Though it may appear similar to the Himachal Pradesh Freedom of Religion Act, 2019 (the HP Law), this one is more regressive because it seeks to criminalize and eliminate conversion through fraud, misrepresentation, coercion, force, allurement, and mass conversion; and, most importantly, if marriage is the sole reason for such conversion. The HP law makes no mention of concepts such as conversion by marriage, allurement, or mass conversion. The UP Law also criminalizes the encouragement, persuasion, and conspiracy of such conversions. On the other hand, Ghar Wapsi is exempt from this rule! Ghar Wapsi, also known as Homecoming, is a popular concept among certain Hindu groups. It refers to a person’s reconversion of his previous religion.

Under different categories, the law prescribes imprisonment for up to 10 years and a fine of up to Rs.500,000, equating them to hardened criminals, whereas the HP Law prescribes imprisonment for up to 3 years and a fine of up to Rs.500,000. The HP Law requires 30 days’ notice prior to voluntarily converting to another religion; failure to do so is punishable by a fine of up to Rs. 1,000. By extending the notice period to two months and increasing the penalties, the UP Law made it more difficult for interfaith couples to get married.

Is the Anti-Conversion Law being misused?


Recent cases in Moradabad and Bijnor, Uttar Pradesh, demonstrate the potential for abuse of such laws. While the intention is to identify cases in which religious conversion is solely for the purposes of marriage, the UP law has not been able to clearly communicate its objectives, let alone provide a road map for identifying such cases! This, it is believed, places a greater responsibility on the judicial system, as the likelihood of its misuse is increased. The Supreme Court and the High Courts have always respected the liberty of a person who has reached majority age.

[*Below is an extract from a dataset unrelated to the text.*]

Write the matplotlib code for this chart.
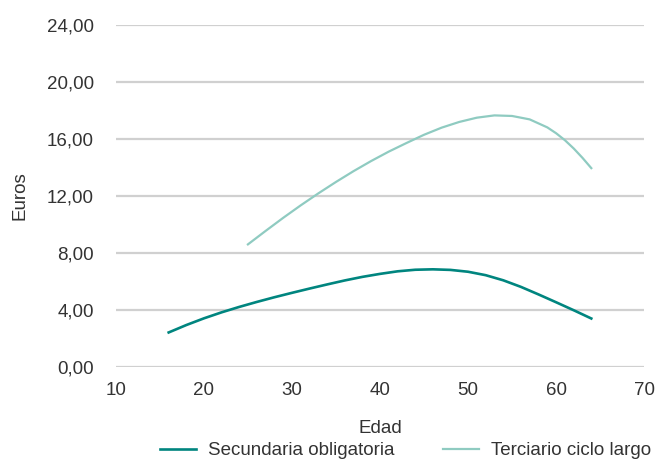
import matplotlib.pyplot as plt
from matplotlib.ticker import FuncFormatter

plt.rcParams['font.family'] = ['Liberation Sans', 'DejaVu Sans']

# salario por hora segun edad, por nivel educativo
edad_sec = [16, 18, 20, 22, 24, 26, 28, 30, 32, 34, 36, 38, 40,
            42, 44, 46, 48, 50, 52, 54, 56, 58, 60, 62, 64]
euros_sec = [2.42, 2.94, 3.41, 3.83, 4.21, 4.56, 4.89, 5.20, 5.50, 5.79,
             6.07, 6.32, 6.53, 6.71, 6.82, 6.85, 6.81, 6.68, 6.44, 6.08,
             5.62, 5.09, 4.54, 3.98, 3.40]

edad_ter = [25, 27, 29, 31, 33, 35, 37, 39, 41, 43, 45, 47, 49,
            51, 53, 55, 57, 59, 60, 61, 62, 63, 64]
euros_ter = [8.60, 9.54, 10.46, 11.34, 12.18, 12.98, 13.74, 14.45, 15.11,
             15.71, 16.29, 16.79, 17.19, 17.49, 17.65, 17.61, 17.37, 16.81,
             16.40, 15.91, 15.33, 14.67, 13.95]

COLOR_SEC = '#00857f'
COLOR_TER = '#8fcbc1'
TEXT = '#333333'
FS = 13.5


def main():
    fig = plt.figure(figsize=(6.62, 4.61), dpi=100)
    ax = fig.add_axes([0.175, 0.204, 0.798, 0.742])

    ax.plot(edad_sec, euros_sec, color=COLOR_SEC, lw=1.9,
            label='Secundaria obligatoria')
    ax.plot(edad_ter, euros_ter, color=COLOR_TER, lw=1.6,
            label='Terciario ciclo largo')

    ax.set_xlim(10, 70)
    ax.set_ylim(0, 24)
    ax.set_xticks(range(10, 71, 10))
    ax.set_yticks(range(0, 25, 4))
    ax.yaxis.set_major_formatter(
        FuncFormatter(lambda v, _: f'{v:.2f}'.replace('.', ',')))

    ax.grid(axis='y', color='#d0d0d0', lw=1.6)
    ax.set_axisbelow(True)
    for s in ax.spines.values():
        s.set_visible(False)
    ax.tick_params(length=0, labelsize=FS, colors=TEXT)
    ax.tick_params(axis='x', pad=11)
    ax.tick_params(axis='y', pad=16)

    ax.set_xlabel('Edad', fontsize=FS, color=TEXT, labelpad=15)
    ax.set_ylabel('Euros', fontsize=FS, color=TEXT, labelpad=13)

    fig.legend(loc='lower left', bbox_to_anchor=(160 / 662, 0.004), ncol=2,
               frameon=False, fontsize=FS, handlelength=1.9,
               handletextpad=0.65, columnspacing=2.6, borderpad=0,
               borderaxespad=0, labelcolor=TEXT)

    fig.savefig('out.png', dpi=100)


if __name__ == '__main__':
    main()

This is precisely where the Supreme Court must intervene and establish guidelines. There must be legal protection for consenting adult couples who wish to marry – anyone. The accent is right there — anybody! Instead of placing the burden of proof on the individual who ’caused’ the conversion, the prosecution should be responsible for establishing their guilt. In order to prevent police from having unchecked power, the law should require a warrant for such arrests; i.e., such offenses should be treated as non-cognizable offenses. The law’s definition of “allurement” is another ambiguous area that requires clarification. The Court should invalidate provisions that invalidate interfaith marriages because they violate Article 21 of the Constitution of India.

Given these observations, it is believed that this would unjustly interfere with the constitutional right of all individuals to marry the person of their choice. The UP legislation could also stifle the ideas conceived by the Special Marriage Act and, more importantly, the Constitution’s framers’ vision for a Uniform Civil Code. There must be an immediate intervention to ensure that laws along these lines are repealed, as forced conversion is already illegal and we do not need additional laws to exacerbate the assault on constitutionally protected rights. This is necessary to prevent other states from enacting similar legislation!

How is the Anti-Conversion Law implemented?

Anti-Conversion Law


The Uttar Pradesh Anti-Conversion Law has sparked a major debate and controversy across India. While supporters argue that the rule is important to avoid forced conversions and promote religious freedom, opponents argue that it breaches the constitutional right to religious freedom and could be used to target minority communities.

The states are authorized by the Constitution to enact laws regulating religious conversions and interfaith marriages. These laws, however, must be supported by data, evidence, and trends. Simultaneously, they must uphold the right to equality, the right to freedom and personal liberty, the right to life, and the right to privacy of the affected individuals with minimal interference from the state and society as a whole.

It remains to be seen how the law will be implemented and enforced, as well as if it will be upheld in court. Regardless of its fate, the Uttar Pradesh Anti-Conversion Law is an attempt at India’s persistent struggle to guarantee religious freedom while also preventing forced conversions.